Goal >> Starting at the first line of the listing below, retype each line up to and including the one that contains "ax = fig.add_axes([0.0973, 0.2271, 0.9115, 0.6375])". Leave pictures out.

Stored data >>
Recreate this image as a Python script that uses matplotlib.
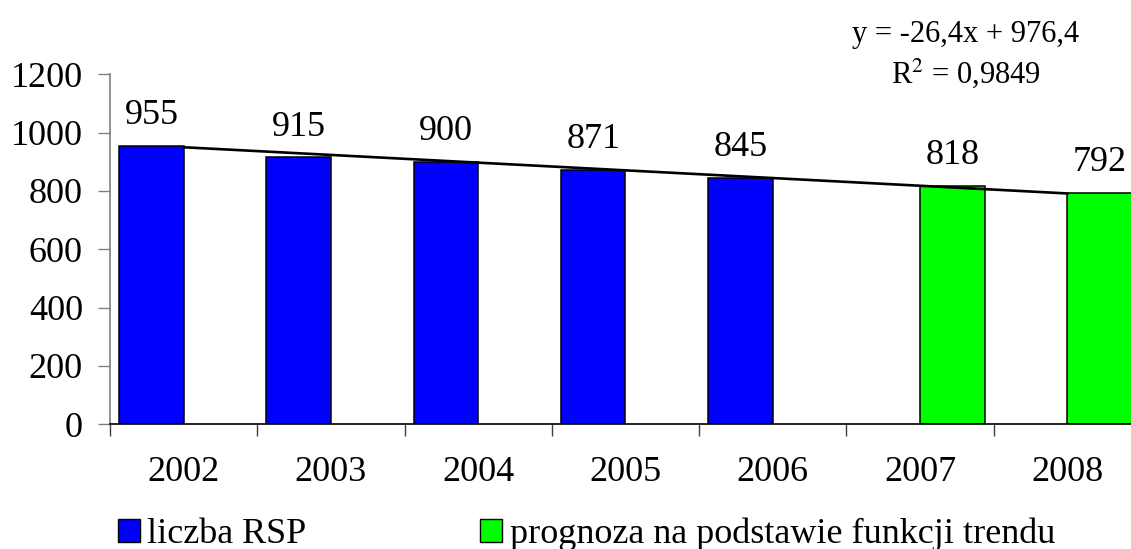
import matplotlib
matplotlib.use("Agg")
import matplotlib.pyplot as plt
import numpy as np
from matplotlib.patches import Rectangle

plt.rcParams.update({"font.family": "Liberation Serif",
                     "mathtext.fontset": "stix"})

# dane
years = ["2002", "2003", "2004", "2005", "2006", "2007", "2008"]
liczba_rsp = [955, 915, 900, 871, 845, np.nan, np.nan]
prognoza = [np.nan, np.nan, np.nan, np.nan, np.nan, 818, 792]
slope = -26.4
intercept = 976.4
r2 = "0,9849"

blue = "#0000FF"
green = "#00FF00"

fig = plt.figure(figsize=(11.31, 5.49), dpi=100)
ax = fig.add_axes([0.0973, 0.2271, 0.9115, 0.6375])

x = np.arange(len(years))
w = 0.438
ax.bar(x - w, liczba_rsp, width=w, align="edge", color=blue,
       edgecolor="black", linewidth=1.1, zorder=2)
ax.bar(x, prognoza, width=w, align="edge", color=green,
       edgecolor="black", linewidth=1.1, zorder=2)

# etykiety danych
for i, v in enumerate(liczba_rsp):
    if not np.isnan(v):
        ax.annotate(f"{v:.0f}", (x[i] - w / 2, v), xytext=(0, 10),
                    textcoords="offset points", ha="center", va="bottom",
                    fontsize=26)
for i, v in enumerate(prognoza):
    if not np.isnan(v):
        ax.annotate(f"{v:.0f}", (x[i] + w / 2, v), xytext=(0, 10),
                    textcoords="offset points", ha="center", va="bottom",
                    fontsize=26)

# linia trendu
trend = intercept + slope * (x + 1)
ax.plot(x, trend, color="black", linewidth=1.9, zorder=3)

# osie
ax.set_xlim(-0.5, len(years) - 0.5)
ax.set_ylim(0, 1200)
ax.set_yticks(np.arange(0, 1201, 200))
ax.set_xticks(np.arange(-0.5, len(years), 1.0))
ax.set_xticklabels([])
ax.set_xticks(x, minor=True)
ax.set_xticklabels(years, minor=True)
ax.tick_params(axis="x", which="major", length=8.5, width=1.0,
               color="#404040", direction="out")
ax.tick_params(axis="x", which="minor", length=0, pad=23, labelsize=26)
ax.tick_params(axis="y", length=8.5, width=1.0, color="#808080",
               direction="out", pad=11, labelsize=26)
for s in ["top", "right"]:
    ax.spines[s].set_visible(False)
ax.spines["left"].set_color("#808080")
ax.spines["left"].set_linewidth(1.2)
ax.spines["bottom"].set_color("black")
ax.spines["bottom"].set_linewidth(1.2)

# równanie trendu
fig.text(0.854, 0.937, "y = -26,4x + 976,4", ha="center", va="center",
         fontsize=22)
fig.text(0.854, 0.866, "R$^{2}$ = " + r2, ha="center", va="center",
         fontsize=22)

# legenda
handles = [Rectangle((0, 0), 1, 1, facecolor=blue, edgecolor="black"),
           Rectangle((0, 0), 1, 1, facecolor=green, edgecolor="black")]
fig.legend(handles, ["liczba RSP", "prognoza na podstawie funkcji trendu"],
           loc="lower left", bbox_to_anchor=(0.085, -0.043), ncol=2,
           frameon=False, fontsize=26, handlelength=0.62, handleheight=0.62,
           handletextpad=0.2, columnspacing=4.8, borderpad=0.1)

fig.savefig("out.png", dpi=100)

Output for this task >>
Recreate this image as a Python script that uses matplotlib.
import matplotlib
matplotlib.use("Agg")
import matplotlib.pyplot as plt
import numpy as np
from matplotlib.patches import Rectangle

plt.rcParams.update({"font.family": "Liberation Serif",
                     "mathtext.fontset": "stix"})

# dane
years = ["2002", "2003", "2004", "2005", "2006", "2007", "2008"]
liczba_rsp = [955, 915, 900, 871, 845, np.nan, np.nan]
prognoza = [np.nan, np.nan, np.nan, np.nan, np.nan, 818, 792]
slope = -26.4
intercept = 976.4
r2 = "0,9849"

blue = "#0000FF"
green = "#00FF00"

fig = plt.figure(figsize=(11.31, 5.49), dpi=100)
ax = fig.add_axes([0.0973, 0.2271, 0.9115, 0.6375])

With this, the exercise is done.